Appearances can be deceiving, yet there is a truth in presence nonetheless. “Iodine Poisoning,” the show by Andrei Koschmieder at Real Fine Arts, affords a glimpse at the concealing/revealing conditions of truth. This is an investigation in masking.
Koschmieder draws us in with what appears to be aggressive abstraction, referencing Rothko and Joyce Pensato with the color play of Reinhardt; the “black” is not black but all colors combined, becoming beautifully individualized around the edges of the multiple dark forms. But this is no painting; it’s the evasive cloud of a squid. The squid was stamped on multiple sheets of paper, and inkjet ink was then dripped over the stack. The first papers are almost entirely saturated in ink, totally covering the squid stamp, but as the ink moves through the stack the stain shrinks and the squid is revealed. These papers were then put up wallpaper style, creating a timeline that lures us into the gallery.

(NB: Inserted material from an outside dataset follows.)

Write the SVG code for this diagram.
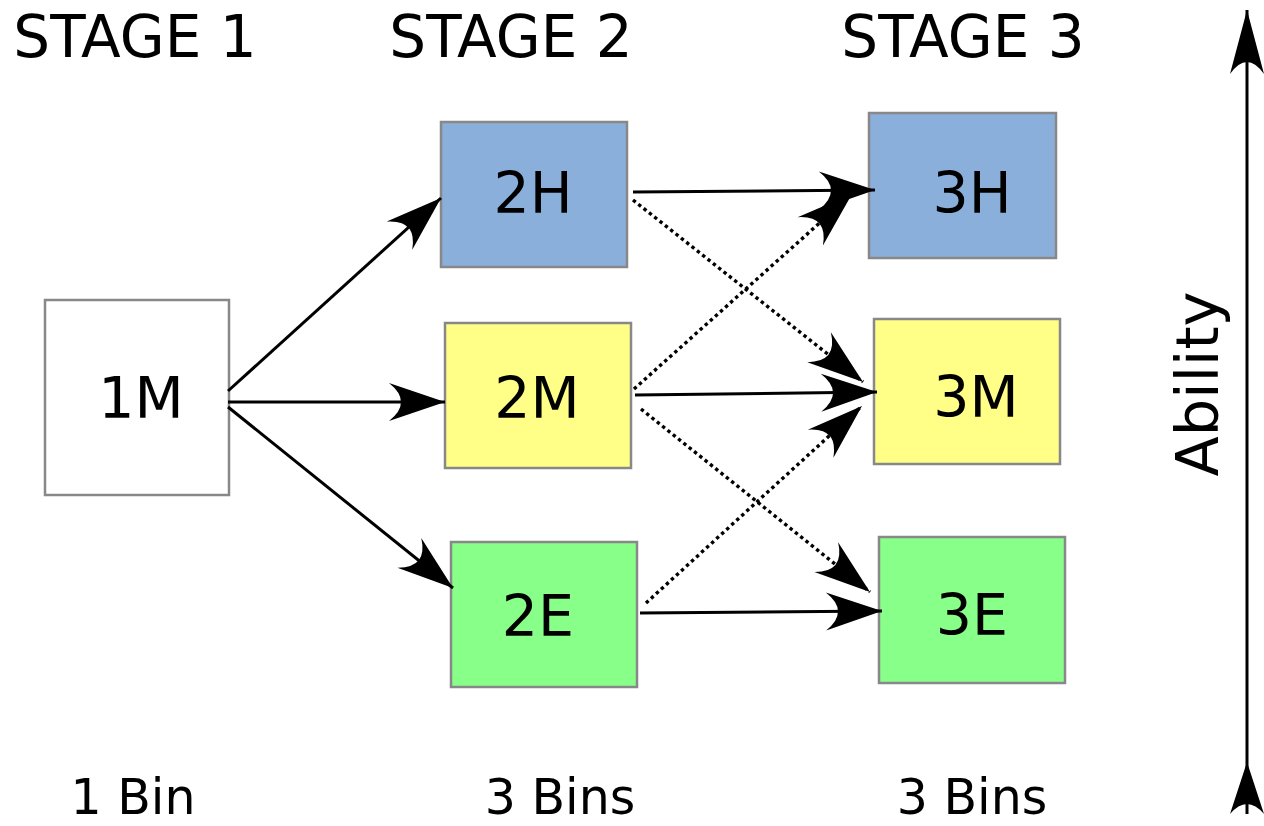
<svg xmlns="http://www.w3.org/2000/svg" width="1264" height="826" viewBox="0 0 1264 826">
  <style>
    .box { stroke: #888888; stroke-width: 2.5; }
    .lbl { font-family: "DejaVu Sans", "Liberation Sans", sans-serif; font-size: 57px; fill: #000; text-anchor: middle; }
    .stage { font-family: "DejaVu Sans", "Liberation Sans", sans-serif; font-size: 58px; fill: #000; text-anchor: middle; }
    .bins { font-family: "DejaVu Sans", "Liberation Sans", sans-serif; font-size: 49px; fill: #000; text-anchor: middle; }
    .solid { stroke: #000; stroke-width: 3; fill: none; marker-end: url(#head); }
    .dotted { stroke: #000; stroke-width: 3.4; fill: none; stroke-dasharray: 3.4 3.4; marker-end: url(#head); }
  </style>
  <defs>
    <marker id="head" markerUnits="userSpaceOnUse" orient="auto" refX="0" refY="0" markerWidth="64" markerHeight="44" viewBox="-60 -22 64 44" overflow="visible">
      <path d="M0,0 L-56,-19 Q-32,0 -56,19 Z" fill="#000"/>
    </marker>
    <marker id="axis-head" markerUnits="userSpaceOnUse" orient="auto" refX="0" refY="0" markerWidth="70" markerHeight="40" viewBox="-66 -20 70 40" overflow="visible">
      <path d="M0,0 L-64,-17 Q-40,0 -64,17 Z" fill="#000"/>
    </marker>
    <marker id="axis-tail" markerUnits="userSpaceOnUse" orient="auto" refX="-52" refY="0" markerWidth="60" markerHeight="40" viewBox="-56 -20 60 40" overflow="visible">
      <path d="M0,0 L-52,-17 Q-32,0 -52,17 Z" fill="#000"/>
    </marker>
  </defs>

  <!-- stage headings -->
  <g id="headings">
    <text class="stage" x="135" y="57">STAGE 1</text>
    <text class="stage" x="511" y="57">STAGE 2</text>
    <text class="stage" x="963" y="57">STAGE 3</text>
  </g>

  <!-- nodes -->
  <g id="n1M">
    <rect class="box" x="45" y="300" width="184" height="195" fill="#ffffff"/>
    <text class="lbl" x="141" y="418">1M</text>
  </g>
  <g id="n2H">
    <rect class="box" x="441" y="122" width="186" height="145" fill="#8aafdb"/>
    <text class="lbl" x="533" y="213">2H</text>
  </g>
  <g id="n2M">
    <rect class="box" x="445" y="323" width="186" height="145" fill="#ffff88"/>
    <text class="lbl" x="537" y="418">2M</text>
  </g>
  <g id="n2E">
    <rect class="box" x="451" y="542" width="186" height="145" fill="#88ff88"/>
    <text class="lbl" x="538" y="636">2E</text>
  </g>
  <g id="n3H">
    <rect class="box" x="869" y="113" width="187" height="145" fill="#8aafdb"/>
    <text class="lbl" x="972" y="213">3H</text>
  </g>
  <g id="n3M">
    <rect class="box" x="874" y="319" width="186" height="145" fill="#ffff88"/>
    <text class="lbl" x="976" y="417">3M</text>
  </g>
  <g id="n3E">
    <rect class="box" x="879" y="537" width="186" height="146" fill="#88ff88"/>
    <text class="lbl" x="972" y="635">3E</text>
  </g>

  <!-- connectors -->
  <g id="connectors">
    <path class="solid" d="M228,391 L441,198"/>
    <path class="solid" d="M228,402 L445,402"/>
    <path class="solid" d="M228,407 L453,588"/>
    <path class="solid" d="M633,192 L875,190"/>
    <path class="dotted" d="M633,200 L863,382"/>
    <path class="dotted" d="M634,389 L852,194"/>
    <path class="solid" d="M635,395 L877,392"/>
    <path class="dotted" d="M641,409 L870,592"/>
    <path class="dotted" d="M646,603 L862,406"/>
    <path class="solid" d="M640,613 L882,611"/>
  </g>

  <!-- ability axis -->
  <g id="axis">
    <path d="M1247,814 L1247,10" stroke="#000" stroke-width="3" fill="none" marker-start="url(#axis-tail)" marker-end="url(#axis-head)"/>
    <text transform="translate(1218,384) rotate(-90)" font-family="DejaVu Sans, Liberation Sans, sans-serif" font-size="59" text-anchor="middle">Ability</text>
  </g>

  <!-- bin counts -->
  <g id="bins">
    <text class="bins" x="133" y="814">1 Bin</text>
    <text class="bins" x="560" y="814">3 Bins</text>
    <text class="bins" x="972" y="814">3 Bins</text>
  </g>
</svg>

On the rear wall hangs a single white box of what looks like painted corrugated metal. On the adjacent wall five of these forms hang side by side. Finally, there is a stack of these same forms, shallow boxes of rippled metal common to budget building, especially quick and dirty construction. The stacks in the back, resting on the floor and two deep, appear to be rusty metal and look as if they were found on the street and brought straight into the gallery. All are simply cast paper. Cheap material imitating cheap material. From the different treatments of this motif emerge questions of cloaking: Is the white hiding the base material it covers, creating “finished” products now made respectable, hanging as artworks? Are the metal ones neglected and left to rust, or waiting to be painted?
In the cracks and crevices of the corrugated forms hide shrimp the artist has made. The mimeses and placement of the shrimp continue the themes of deception/revelation flowing through this show. But the squid, whose power is its ability to conceal, is the linchpin of the show. As it reveals itself, we see that truth is uncovered presence, which this show itself has in spades.